Drop the images; return everything else in the listing below exactly.

### INFORMATION SUPPLIED
• • •

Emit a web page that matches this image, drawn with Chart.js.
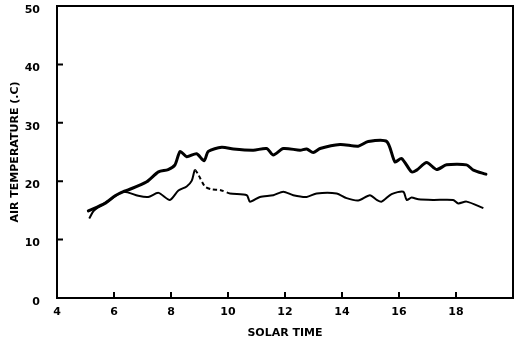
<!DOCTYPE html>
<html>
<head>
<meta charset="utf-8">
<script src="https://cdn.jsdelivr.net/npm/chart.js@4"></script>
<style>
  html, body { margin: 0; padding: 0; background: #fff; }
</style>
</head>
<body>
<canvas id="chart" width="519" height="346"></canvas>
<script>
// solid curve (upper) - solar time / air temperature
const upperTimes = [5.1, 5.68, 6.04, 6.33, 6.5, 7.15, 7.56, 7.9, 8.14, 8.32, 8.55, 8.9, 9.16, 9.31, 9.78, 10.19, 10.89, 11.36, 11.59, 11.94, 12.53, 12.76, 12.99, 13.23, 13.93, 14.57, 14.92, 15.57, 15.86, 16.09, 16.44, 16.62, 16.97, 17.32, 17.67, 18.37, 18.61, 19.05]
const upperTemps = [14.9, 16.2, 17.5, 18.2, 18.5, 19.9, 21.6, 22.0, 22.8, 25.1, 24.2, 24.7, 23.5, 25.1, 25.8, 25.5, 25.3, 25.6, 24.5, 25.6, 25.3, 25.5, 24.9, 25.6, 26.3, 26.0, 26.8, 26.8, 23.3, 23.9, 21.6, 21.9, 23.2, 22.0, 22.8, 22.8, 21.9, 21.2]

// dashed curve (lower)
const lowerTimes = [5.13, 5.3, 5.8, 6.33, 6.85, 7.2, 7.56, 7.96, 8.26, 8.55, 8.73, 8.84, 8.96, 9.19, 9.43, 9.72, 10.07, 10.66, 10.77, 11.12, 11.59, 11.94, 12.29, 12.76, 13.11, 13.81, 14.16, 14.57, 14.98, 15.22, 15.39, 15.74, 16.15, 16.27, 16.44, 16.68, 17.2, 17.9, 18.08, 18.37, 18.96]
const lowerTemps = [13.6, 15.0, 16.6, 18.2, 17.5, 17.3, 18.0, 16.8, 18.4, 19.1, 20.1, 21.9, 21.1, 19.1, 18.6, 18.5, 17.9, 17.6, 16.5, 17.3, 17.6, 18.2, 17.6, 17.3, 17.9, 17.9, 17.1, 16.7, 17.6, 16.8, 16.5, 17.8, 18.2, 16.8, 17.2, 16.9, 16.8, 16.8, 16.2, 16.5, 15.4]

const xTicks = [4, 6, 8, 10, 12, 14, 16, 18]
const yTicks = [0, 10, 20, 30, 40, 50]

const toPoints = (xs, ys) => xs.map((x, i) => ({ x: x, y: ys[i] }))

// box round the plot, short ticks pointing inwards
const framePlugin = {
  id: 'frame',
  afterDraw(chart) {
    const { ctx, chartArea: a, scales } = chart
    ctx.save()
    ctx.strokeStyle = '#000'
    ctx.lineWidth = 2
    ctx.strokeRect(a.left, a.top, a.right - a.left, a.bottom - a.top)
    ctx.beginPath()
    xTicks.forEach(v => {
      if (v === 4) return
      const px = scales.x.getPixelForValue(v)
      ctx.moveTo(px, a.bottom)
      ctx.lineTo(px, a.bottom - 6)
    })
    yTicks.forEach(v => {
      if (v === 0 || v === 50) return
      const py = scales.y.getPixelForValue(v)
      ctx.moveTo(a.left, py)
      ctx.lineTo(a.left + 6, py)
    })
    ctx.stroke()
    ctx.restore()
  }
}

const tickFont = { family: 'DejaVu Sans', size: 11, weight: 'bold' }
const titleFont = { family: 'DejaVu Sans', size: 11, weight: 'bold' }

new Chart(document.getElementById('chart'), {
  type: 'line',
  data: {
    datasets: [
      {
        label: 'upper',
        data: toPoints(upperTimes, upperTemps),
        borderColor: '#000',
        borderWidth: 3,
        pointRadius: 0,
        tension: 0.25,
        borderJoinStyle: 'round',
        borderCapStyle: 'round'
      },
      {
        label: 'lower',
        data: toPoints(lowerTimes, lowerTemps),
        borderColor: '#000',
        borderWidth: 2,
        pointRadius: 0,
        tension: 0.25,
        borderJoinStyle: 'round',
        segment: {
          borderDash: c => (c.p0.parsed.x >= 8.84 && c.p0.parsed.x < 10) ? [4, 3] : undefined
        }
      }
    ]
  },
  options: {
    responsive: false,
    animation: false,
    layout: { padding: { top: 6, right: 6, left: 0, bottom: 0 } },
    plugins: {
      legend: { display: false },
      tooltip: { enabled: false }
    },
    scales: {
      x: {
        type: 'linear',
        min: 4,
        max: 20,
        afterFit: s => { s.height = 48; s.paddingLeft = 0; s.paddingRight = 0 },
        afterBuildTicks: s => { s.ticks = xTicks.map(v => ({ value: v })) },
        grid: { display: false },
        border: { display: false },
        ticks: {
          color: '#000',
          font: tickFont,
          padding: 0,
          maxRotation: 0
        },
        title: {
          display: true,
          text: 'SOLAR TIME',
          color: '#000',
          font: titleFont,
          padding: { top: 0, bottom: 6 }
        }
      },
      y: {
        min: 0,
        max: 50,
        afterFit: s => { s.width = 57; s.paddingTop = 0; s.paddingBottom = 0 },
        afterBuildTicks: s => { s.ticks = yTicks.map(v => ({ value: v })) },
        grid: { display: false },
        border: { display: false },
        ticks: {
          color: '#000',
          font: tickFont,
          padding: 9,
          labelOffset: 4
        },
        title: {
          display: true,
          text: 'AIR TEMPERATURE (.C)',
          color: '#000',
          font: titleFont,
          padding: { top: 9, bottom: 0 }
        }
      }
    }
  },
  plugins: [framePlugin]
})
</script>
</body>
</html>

• • •

### SOLVED PROBLEM
Emit a web page that matches this image, drawn with Chart.js.
<!DOCTYPE html>
<html>
<head>
<meta charset="utf-8">
<script src="https://cdn.jsdelivr.net/npm/chart.js@4"></script>
<style>
  html, body { margin: 0; padding: 0; background: #fff; }
</style>
</head>
<body>
<canvas id="chart" width="519" height="346"></canvas>
<script>
// solid curve (upper) - solar time / air temperature
const upperTimes = [5.1, 5.68, 6.04, 6.33, 6.5, 7.15, 7.56, 7.9, 8.14, 8.32, 8.55, 8.9, 9.16, 9.31, 9.78, 10.19, 10.89, 11.36, 11.59, 11.94, 12.53, 12.76, 12.99, 13.23, 13.93, 14.57, 14.92, 15.57, 15.86, 16.09, 16.44, 16.62, 16.97, 17.32, 17.67, 18.37, 18.61, 19.05]
const upperTemps = [14.9, 16.2, 17.5, 18.2, 18.5, 19.9, 21.6, 22.0, 22.8, 25.1, 24.2, 24.7, 23.5, 25.1, 25.8, 25.5, 25.3, 25.6, 24.5, 25.6, 25.3, 25.5, 24.9, 25.6, 26.3, 26.0, 26.8, 26.8, 23.3, 23.9, 21.6, 21.9, 23.2, 22.0, 22.8, 22.8, 21.9, 21.2]

// dashed curve (lower)
const lowerTimes = [5.13, 5.3, 5.8, 6.33, 6.85, 7.2, 7.56, 7.96, 8.26, 8.55, 8.73, 8.84, 8.96, 9.19, 9.43, 9.72, 10.07, 10.66, 10.77, 11.12, 11.59, 11.94, 12.29, 12.76, 13.11, 13.81, 14.16, 14.57, 14.98, 15.22, 15.39, 15.74, 16.15, 16.27, 16.44, 16.68, 17.2, 17.9, 18.08, 18.37, 18.96]
const lowerTemps = [13.6, 15.0, 16.6, 18.2, 17.5, 17.3, 18.0, 16.8, 18.4, 19.1, 20.1, 21.9, 21.1, 19.1, 18.6, 18.5, 17.9, 17.6, 16.5, 17.3, 17.6, 18.2, 17.6, 17.3, 17.9, 17.9, 17.1, 16.7, 17.6, 16.8, 16.5, 17.8, 18.2, 16.8, 17.2, 16.9, 16.8, 16.8, 16.2, 16.5, 15.4]

const xTicks = [4, 6, 8, 10, 12, 14, 16, 18]
const yTicks = [0, 10, 20, 30, 40, 50]

const toPoints = (xs, ys) => xs.map((x, i) => ({ x: x, y: ys[i] }))

// box round the plot, short ticks pointing inwards
const framePlugin = {
  id: 'frame',
  afterDraw(chart) {
    const { ctx, chartArea: a, scales } = chart
    ctx.save()
    ctx.strokeStyle = '#000'
    ctx.lineWidth = 2
    ctx.strokeRect(a.left, a.top, a.right - a.left, a.bottom - a.top)
    ctx.beginPath()
    xTicks.forEach(v => {
      if (v === 4) return
      const px = scales.x.getPixelForValue(v)
      ctx.moveTo(px, a.bottom)
      ctx.lineTo(px, a.bottom - 6)
    })
    yTicks.forEach(v => {
      if (v === 0 || v === 50) return
      const py = scales.y.getPixelForValue(v)
      ctx.moveTo(a.left, py)
      ctx.lineTo(a.left + 6, py)
    })
    ctx.stroke()
    ctx.restore()
  }
}

const tickFont = { family: 'DejaVu Sans', size: 11, weight: 'bold' }
const titleFont = { family: 'DejaVu Sans', size: 11, weight: 'bold' }

new Chart(document.getElementById('chart'), {
  type: 'line',
  data: {
    datasets: [
      {
        label: 'upper',
        data: toPoints(upperTimes, upperTemps),
        borderColor: '#000',
        borderWidth: 3,
        pointRadius: 0,
        tension: 0.25,
        borderJoinStyle: 'round',
        borderCapStyle: 'round'
      },
      {
        label: 'lower',
        data: toPoints(lowerTimes, lowerTemps),
        borderColor: '#000',
        borderWidth: 2,
        pointRadius: 0,
        tension: 0.25,
        borderJoinStyle: 'round',
        segment: {
          borderDash: c => (c.p0.parsed.x >= 8.84 && c.p0.parsed.x < 10) ? [4, 3] : undefined
        }
      }
    ]
  },
  options: {
    responsive: false,
    animation: false,
    layout: { padding: { top: 6, right: 6, left: 0, bottom: 0 } },
    plugins: {
      legend: { display: false },
      tooltip: { enabled: false }
    },
    scales: {
      x: {
        type: 'linear',
        min: 4,
        max: 20,
        afterFit: s => { s.height = 48; s.paddingLeft = 0; s.paddingRight = 0 },
        afterBuildTicks: s => { s.ticks = xTicks.map(v => ({ value: v })) },
        grid: { display: false },
        border: { display: false },
        ticks: {
          color: '#000',
          font: tickFont,
          padding: 0,
          maxRotation: 0
        },
        title: {
          display: true,
          text: 'SOLAR TIME',
          color: '#000',
          font: titleFont,
          padding: { top: 0, bottom: 6 }
        }
      },
      y: {
        min: 0,
        max: 50,
        afterFit: s => { s.width = 57; s.paddingTop = 0; s.paddingBottom = 0 },
        afterBuildTicks: s => { s.ticks = yTicks.map(v => ({ value: v })) },
        grid: { display: false },
        border: { display: false },
        ticks: {
          color: '#000',
          font: tickFont,
          padding: 9,
          labelOffset: 4
        },
        title: {
          display: true,
          text: 'AIR TEMPERATURE (.C)',
          color: '#000',
          font: titleFont,
          padding: { top: 9, bottom: 0 }
        }
      }
    }
  },
  plugins: [framePlugin]
})
</script>
</body>
</html>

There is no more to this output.